The highly mesoporous SSZ-13 zeolites were successfully and rapidly synthesized via the conversion of Y zeolite using organosilane ([3-(trimethoxysilyl)propyl] octadecyldimethylammonium chloride, TPOAC) as a mesopore-directing agent. The morphologies and mesoporosities of hierarchical SSZ-13 zeolites significantly depend on the additive amounts of TPOAC in the synthesis system. Hierarchical SSZ-13-MT-2 zeolite, synthesized with a high molar proportion of TPOAC (x), exhibited aggregate particles assembled from nanocrystals approximately 20 nm in size, along with the largest external surface area and mesoporous volume, reaching 405.7 m2/g and 0.40 cm3/g, respectively.
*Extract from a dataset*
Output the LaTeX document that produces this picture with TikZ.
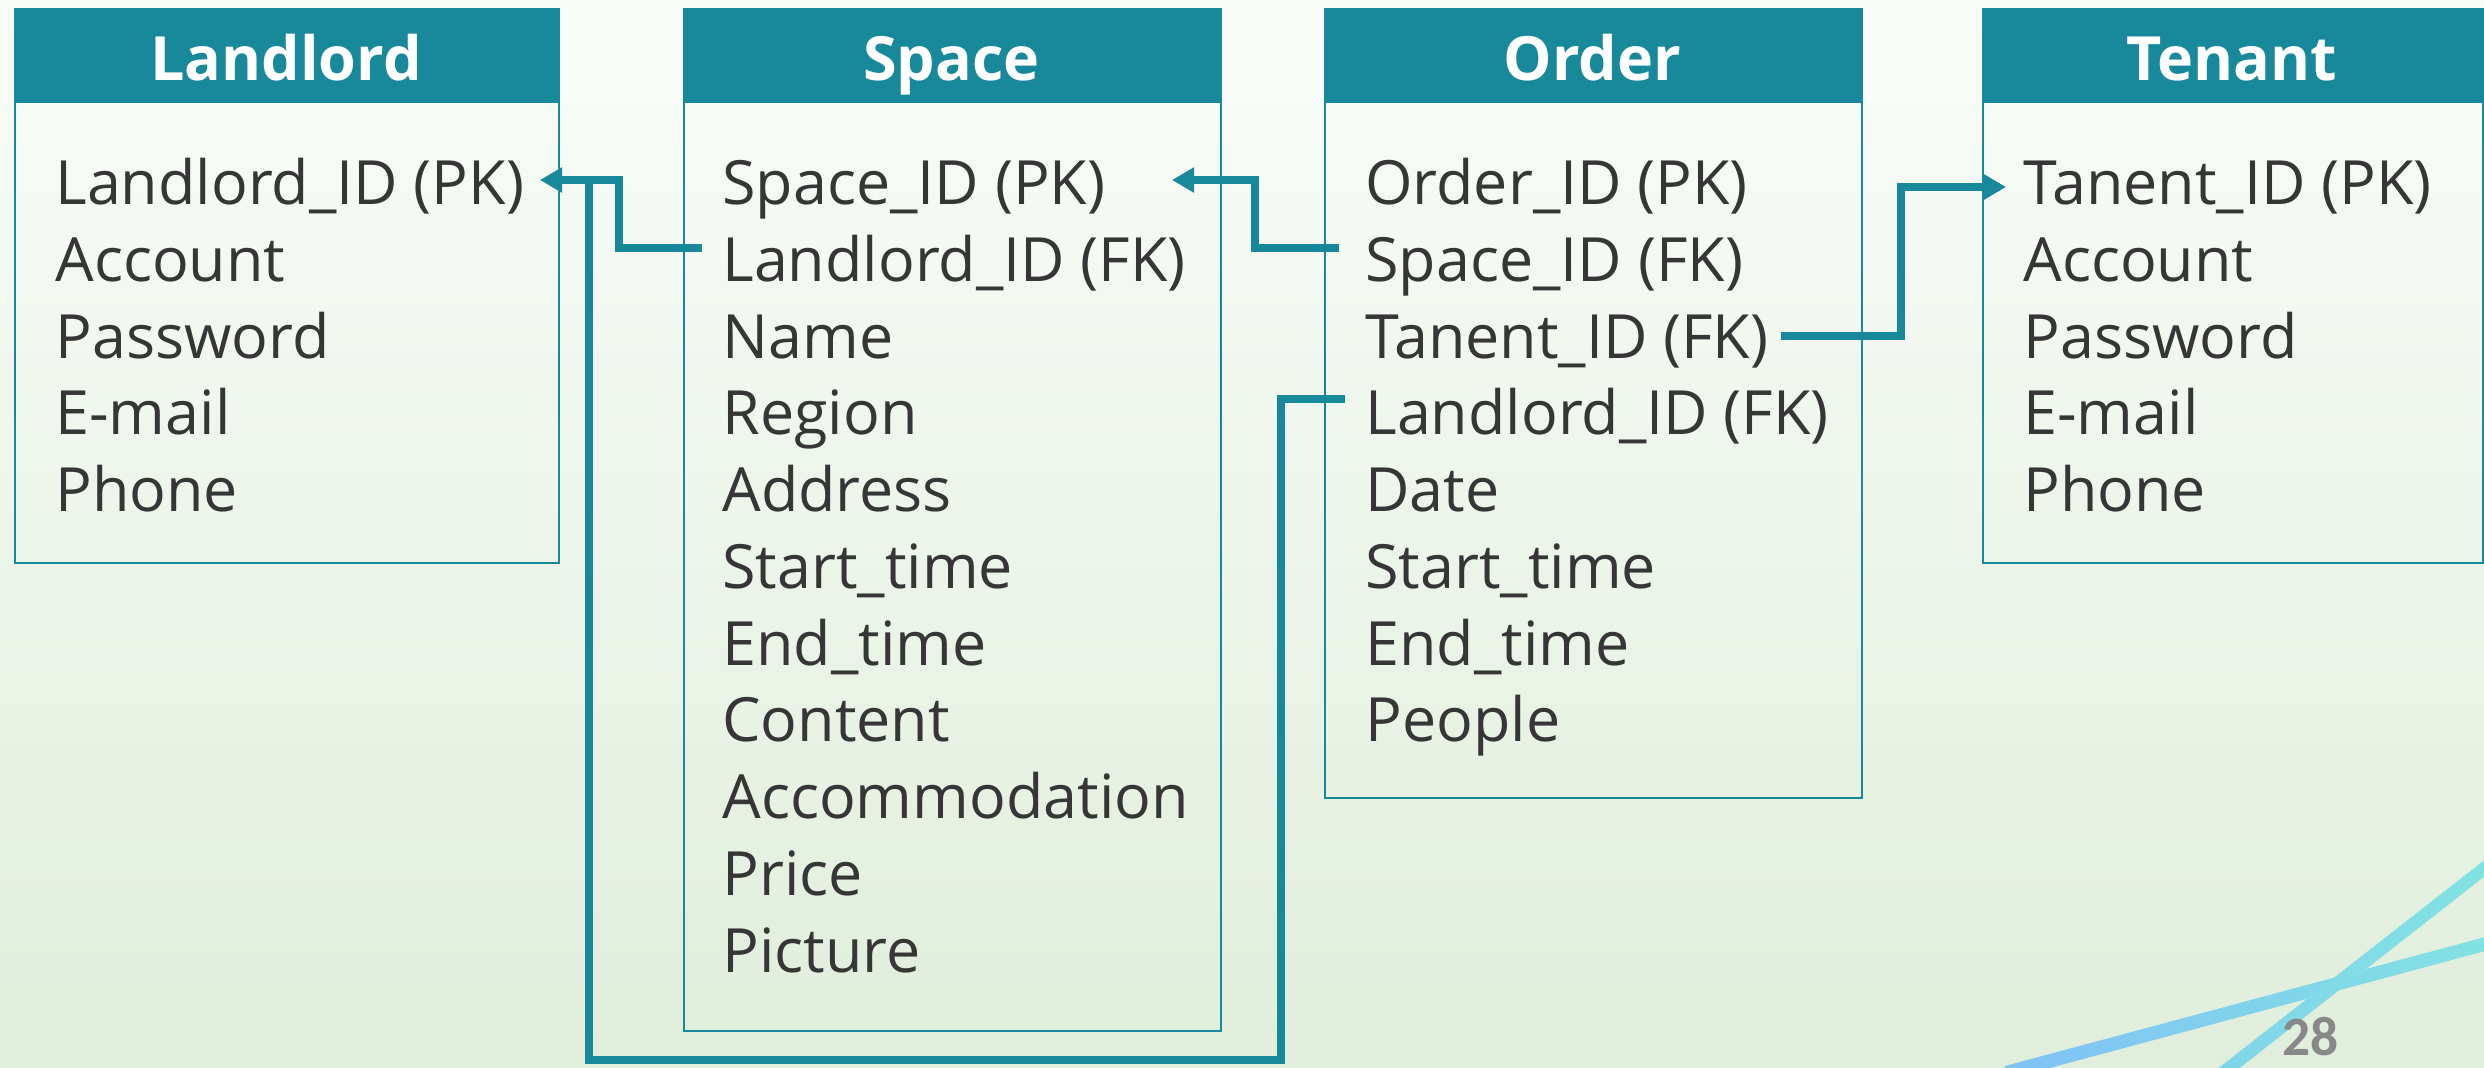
\documentclass[tikz,border=0pt]{standalone}
\usepackage{fontspec}
\setmainfont{Open Sans}
\newfontfamily\numfont{Carlito}
\usetikzlibrary{arrows.meta,calc}
\definecolor{teal1}{HTML}{17899A}
\definecolor{txt}{HTML}{363636}
\definecolor{bgtop}{HTML}{FAFCFA}
\definecolor{bgbot}{HTML}{E0EEDB}
\definecolor{decoA}{HTML}{80C2F6}
\definecolor{decoB}{HTML}{82E4E0}
\definecolor{decoC}{HTML}{80D4EA}
\definecolor{pgray}{HTML}{888888}
\tikzset{
  tbody/.style={draw=teal1, line width=1pt, anchor=north west, inner sep=0pt, fill=none},
  thead/.style={draw=teal1, fill=teal1, line width=1pt, anchor=north west, inner sep=0pt, minimum height=46.5pt},
  ttitle/.style={anchor=base, inner sep=0pt, text=white, font=\bfseries\fontsize{30.5}{36}\selectfont},
  row/.style={anchor=base west, inner sep=0pt, text=txt, font=\fontsize{30.5}{36}\selectfont},
  conn/.style={draw=teal1, line width=4pt, line join=miter},
  tip/.style={-{Triangle[length=11pt,width=12pt]}}
}
\begin{document}
\begin{tikzpicture}[x=0.5pt,y=-0.5pt]
\useasboundingbox (0,0) rectangle (2484,1067);
\shade[top color=bgtop, bottom color=bgbot] (0,0) rectangle (2484,1067);
% decorative lines
\begin{scope}
\clip (0,0) rectangle (2484,1067);
\shade[left color=decoA, right color=decoB] (2005,1066) -- (2515,929) -- (2515,943) -- (2005,1080) -- cycle;
\shade[left color=decoC, right color=decoB] (2193,1088) -- (2510,840) -- (2531,840) -- (2214,1088) -- cycle;
\end{scope}
% boxes
\node[tbody, minimum width=272pt, minimum height=277pt] (land) at (14,8) {};
\node[thead, minimum width=272pt] (landH) at (14,8) {};
\node[ttitle] (landT) at (286,80) {Landlord};
\node[tbody, minimum width=268.5pt, minimum height=511pt] (space) at (683,8) {};
\node[thead, minimum width=268.5pt] (spaceH) at (683,8) {};
\node[ttitle] (spaceT) at (951.5,80) {Space};
\node[tbody, minimum width=268.5pt, minimum height=394.5pt] (order) at (1324,8) {};
\node[thead, minimum width=268.5pt] (orderH) at (1324,8) {};
\node[ttitle] (orderT) at (1592.5,80) {Order};
\node[tbody, minimum width=250pt, minimum height=277pt] (tenant) at (1982,8) {};
\node[thead, minimum width=250pt] (tenantH) at (1982,8) {};
\node[ttitle] (tenantT) at (2232,80) {Tenant};
% Landlord rows
\node[row] (L1) at (55,204) {Landlord\_ID (PK)};
\node[row] (L2) at (55,281) {Account};
\node[row] (L3) at (55,358) {Password};
\node[row] (L4) at (55,434) {E-mail};
\node[row] (L5) at (55,511) {Phone};
% Space rows
\node[row] (S1) at (722,204) {Space\_ID (PK)};
\node[row] (S2) at (722,281) {Landlord\_ID (FK)};
\node[row] (S3) at (722,358) {Name};
\node[row] (S4) at (722,434) {Region};
\node[row] (S5) at (722,511) {Address};
\node[row] (S6) at (722,588) {Start\_time};
\node[row] (S7) at (722,665) {End\_time};
\node[row] (S8) at (722,741) {Content};
\node[row] (S9) at (722,818) {Accommodation};
\node[row] (S10) at (722,895) {Price};
\node[row] (S11) at (722,972) {Picture};
% Order rows
\node[row] (O1) at (1365,204) {Order\_ID (PK)};
\node[row] (O2) at (1365,281) {Space\_ID (FK)};
\node[row] (O3) at (1365,358) {Tanent\_ID (FK)};
\node[row] (O4) at (1365,434) {Landlord\_ID (FK)};
\node[row] (O5) at (1365,511) {Date};
\node[row] (O6) at (1365,588) {Start\_time};
\node[row] (O7) at (1365,665) {End\_time};
\node[row] (O8) at (1365,741) {People};
% Tenant rows
\node[row] (T1) at (2023,204) {Tanent\_ID (PK)};
\node[row] (T2) at (2023,281) {Account};
\node[row] (T3) at (2023,358) {Password};
\node[row] (T4) at (2023,434) {E-mail};
\node[row] (T5) at (2023,511) {Phone};
% connectors
\coordinate (jn) at ($(land.east |- L1.base)+(29,-24)$);
\draw[conn,tip] ($(S2.base west)+(-20,-33)$) -- ++(-83,0) |- ($(land.east |- L1.base)+(-20,-24)$);
\draw[conn] ($(O4.base west)+(-20,-35)$) -- ++(-64,0) -- ++(0,661) -| (jn);
\draw[conn,tip] ($(O2.base west)+(-26,-33)$) -- ++(-84,0) |- ($(space.east |- S1.base)+(-50,-24)$);
\draw[conn,tip] ($(O3.base east)+(12,-22)$) -- ($(order.east |- O3.base)+(38,-22)$) |- ($(tenant.west |- T1.base)+(24,-17)$);
% page number
\node[anchor=base west, inner sep=0pt, text=pgray, font=\numfont\bfseries\fontsize{27.7}{30}\selectfont] (pg) at (2282,1055) {28};
\end{tikzpicture}
\end{document}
The crystallization evolution mechanism was discussed in detail, revealing that the rapid synthesis and formation of mesoporous structures in the hierarchical SSZ-13-MT-x samples can be attributed to a cooperative strategy involving the conversion from the Y zeolite to SSZ-13 along with the TPOAC-directed synthesis of mesoporous zeolites. Notably, the concentrations of Brønsted acid sites on the external surface of hierarchical SSZ-13-MT-x samples showed a linear correlation with the ratio of the external surface areas to total surface areas. Even at a high Si/Al ratio, the hierarchical SSZ-13-MT-2 sample demonstrated enhanced accessibility to Brønsted acid sites in the external surface. Furthermore, hierarchical SSZ-13-supported Pt catalysts exhibited the excellent catalytic performances in the naphthalene hydrogenation reaction. This facile synthetic strategy provides an alternative approach for preparing highly mesoporous zeolites.